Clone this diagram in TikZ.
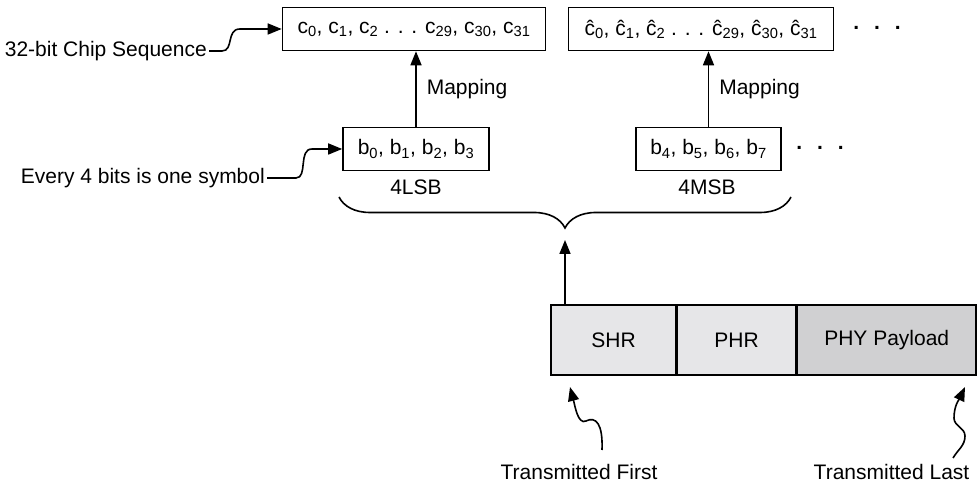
\documentclass[tikz,border=0pt]{standalone}
\usepackage{fontspec}
\setmainfont{Liberation Sans}
\usepackage{xcolor}
\usepackage{tikz}
\usetikzlibrary{arrows.meta,positioning,decorations.pathreplacing}
\definecolor{hdrgray}{RGB}{230,230,232}
\definecolor{paygray}{RGB}{208,208,210}
\newcommand{\chipc}[1]{c\textsubscript{#1}}
\newcommand{\chiphat}[1]{ĉ\textsubscript{#1}}
\newcommand{\symb}[1]{b\textsubscript{#1}}

\begin{document}
\begin{tikzpicture}[x=1pt, y=1pt,
  font=\fontsize{21}{25}\selectfont,
  box/.style={draw, line width=1.6pt, minimum height=43pt, inner sep=0pt},
  fld/.style={draw, line width=1.6pt, minimum height=70pt, inner sep=0pt},
  arr/.style={line width=1.6pt, -{Triangle[length=14pt,width=11pt]}},
  lbl/.style={inner sep=2pt}
]
  \useasboundingbox (0,0) rectangle (977,486);
  % chip sequences
  \node[box, minimum width=263pt] (c0) at (414,457) {\chipc{0}, \chipc{1}, \chipc{2} . . . \chipc{29}, \chipc{30}, \chipc{31}};
  \node[box, minimum width=265pt] (ch) at (701,457) {\chiphat{0}, \chiphat{1}, \chiphat{2} . . . \chiphat{29}, \chiphat{30}, \chiphat{31}};
  \node[lbl] (cdots) at (877,458) {\textbf{.\hspace{15pt}.\hspace{15pt}.}};
  % symbols
  \node[box, minimum width=146pt] (b0) at (416,337) {\symb{0}, \symb{1}, \symb{2}, \symb{3}};
  \node[box, minimum width=145pt] (b4) at (708.5,337) {\symb{4}, \symb{5}, \symb{6}, \symb{7}};
  \node[lbl] (bdots) at (820,338) {\textbf{.\hspace{15pt}.\hspace{15pt}.}};
  \node[lbl] (lsb) at (416,299) {4LSB};
  \node[lbl] (msb) at (707,299) {4MSB};
  \draw[arr] (b0.north) -- node[lbl, right, xshift=8pt]{Mapping} (b0.north |- c0.south);
  \draw[arr] (b4.north) -- node[lbl, right, xshift=8pt]{Mapping} (b4.north |- ch.south);
  % side notes
  \node[lbl, anchor=east] (chiplbl) at (209,435) {32-bit Chip Sequence};
  \node[lbl, anchor=east] (symlbl) at (267,308) {Every 4 bits is one symbol};
  \draw[arr] (chiplbl.east) -- (222,435) .. controls (234,435) and (226,457) .. (240,457) -- (c0.west);
  \draw[arr] (symlbl.east) -- (296,308) .. controls (308,308) and (298,337) .. (312,337) -- (b0.west);
  % brace over the symbols
  \draw[line width=1.6pt, decorate, decoration={brace, amplitude=31pt}] (791,289) -- (339,289);
  \coordinate (tip) at (565,246);
  % PPDU fields
  \node[fld, fill=hdrgray, minimum width=125pt] (shr) at (613.5,146) {SHR};
  \node[fld, fill=hdrgray, minimum width=118pt, right=0pt of shr] (phr) {PHR};
  \node[fld, fill=paygray, minimum width=179pt, right=0pt of phr] (pay) {PHY Payload};
  \draw[arr] (tip |- shr.north) -- (tip);
  % transmission order
  \node[lbl] (first) at (579,14) {Transmitted First};
  \node[lbl] (last) at (891.5,14) {Transmitted Last};
  \coordinate (firsttail) at (602,36);
  \coordinate (firsttip) at (570,99);
  \coordinate (lasttail) at (953,28);
  \coordinate (lasttip) at (965,99);
  \draw[arr] (firsttail) .. controls (603,62) and (596,70) .. (586,65) .. controls (578,61) and (575,80) .. (firsttip);
  \draw[arr] (lasttail) to[out=60,in=-90] (965,50) to[out=90,in=-90] (954,68) to[out=90,in=-115] (lasttip);
\end{tikzpicture}
\end{document}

» Task to carry out
Repeat the material above in full and unchanged, minus its images.

» Solved exercise
Clone this diagram in TikZ.
\documentclass[tikz,border=0pt]{standalone}
\usepackage{fontspec}
\setmainfont{Liberation Sans}
\usepackage{xcolor}
\usepackage{tikz}
\usetikzlibrary{arrows.meta,positioning,decorations.pathreplacing}
\definecolor{hdrgray}{RGB}{230,230,232}
\definecolor{paygray}{RGB}{208,208,210}
\newcommand{\chipc}[1]{c\textsubscript{#1}}
\newcommand{\chiphat}[1]{ĉ\textsubscript{#1}}
\newcommand{\symb}[1]{b\textsubscript{#1}}

\begin{document}
\begin{tikzpicture}[x=1pt, y=1pt,
  font=\fontsize{21}{25}\selectfont,
  box/.style={draw, line width=1.6pt, minimum height=43pt, inner sep=0pt},
  fld/.style={draw, line width=1.6pt, minimum height=70pt, inner sep=0pt},
  arr/.style={line width=1.6pt, -{Triangle[length=14pt,width=11pt]}},
  lbl/.style={inner sep=2pt}
]
  \useasboundingbox (0,0) rectangle (977,486);
  % chip sequences
  \node[box, minimum width=263pt] (c0) at (414,457) {\chipc{0}, \chipc{1}, \chipc{2} . . . \chipc{29}, \chipc{30}, \chipc{31}};
  \node[box, minimum width=265pt] (ch) at (701,457) {\chiphat{0}, \chiphat{1}, \chiphat{2} . . . \chiphat{29}, \chiphat{30}, \chiphat{31}};
  \node[lbl] (cdots) at (877,458) {\textbf{.\hspace{15pt}.\hspace{15pt}.}};
  % symbols
  \node[box, minimum width=146pt] (b0) at (416,337) {\symb{0}, \symb{1}, \symb{2}, \symb{3}};
  \node[box, minimum width=145pt] (b4) at (708.5,337) {\symb{4}, \symb{5}, \symb{6}, \symb{7}};
  \node[lbl] (bdots) at (820,338) {\textbf{.\hspace{15pt}.\hspace{15pt}.}};
  \node[lbl] (lsb) at (416,299) {4LSB};
  \node[lbl] (msb) at (707,299) {4MSB};
  \draw[arr] (b0.north) -- node[lbl, right, xshift=8pt]{Mapping} (b0.north |- c0.south);
  \draw[arr] (b4.north) -- node[lbl, right, xshift=8pt]{Mapping} (b4.north |- ch.south);
  % side notes
  \node[lbl, anchor=east] (chiplbl) at (209,435) {32-bit Chip Sequence};
  \node[lbl, anchor=east] (symlbl) at (267,308) {Every 4 bits is one symbol};
  \draw[arr] (chiplbl.east) -- (222,435) .. controls (234,435) and (226,457) .. (240,457) -- (c0.west);
  \draw[arr] (symlbl.east) -- (296,308) .. controls (308,308) and (298,337) .. (312,337) -- (b0.west);
  % brace over the symbols
  \draw[line width=1.6pt, decorate, decoration={brace, amplitude=31pt}] (791,289) -- (339,289);
  \coordinate (tip) at (565,246);
  % PPDU fields
  \node[fld, fill=hdrgray, minimum width=125pt] (shr) at (613.5,146) {SHR};
  \node[fld, fill=hdrgray, minimum width=118pt, right=0pt of shr] (phr) {PHR};
  \node[fld, fill=paygray, minimum width=179pt, right=0pt of phr] (pay) {PHY Payload};
  \draw[arr] (tip |- shr.north) -- (tip);
  % transmission order
  \node[lbl] (first) at (579,14) {Transmitted First};
  \node[lbl] (last) at (891.5,14) {Transmitted Last};
  \coordinate (firsttail) at (602,36);
  \coordinate (firsttip) at (570,99);
  \coordinate (lasttail) at (953,28);
  \coordinate (lasttip) at (965,99);
  \draw[arr] (firsttail) .. controls (603,62) and (596,70) .. (586,65) .. controls (578,61) and (575,80) .. (firsttip);
  \draw[arr] (lasttail) to[out=60,in=-90] (965,50) to[out=90,in=-90] (954,68) to[out=90,in=-115] (lasttip);
\end{tikzpicture}
\end{document}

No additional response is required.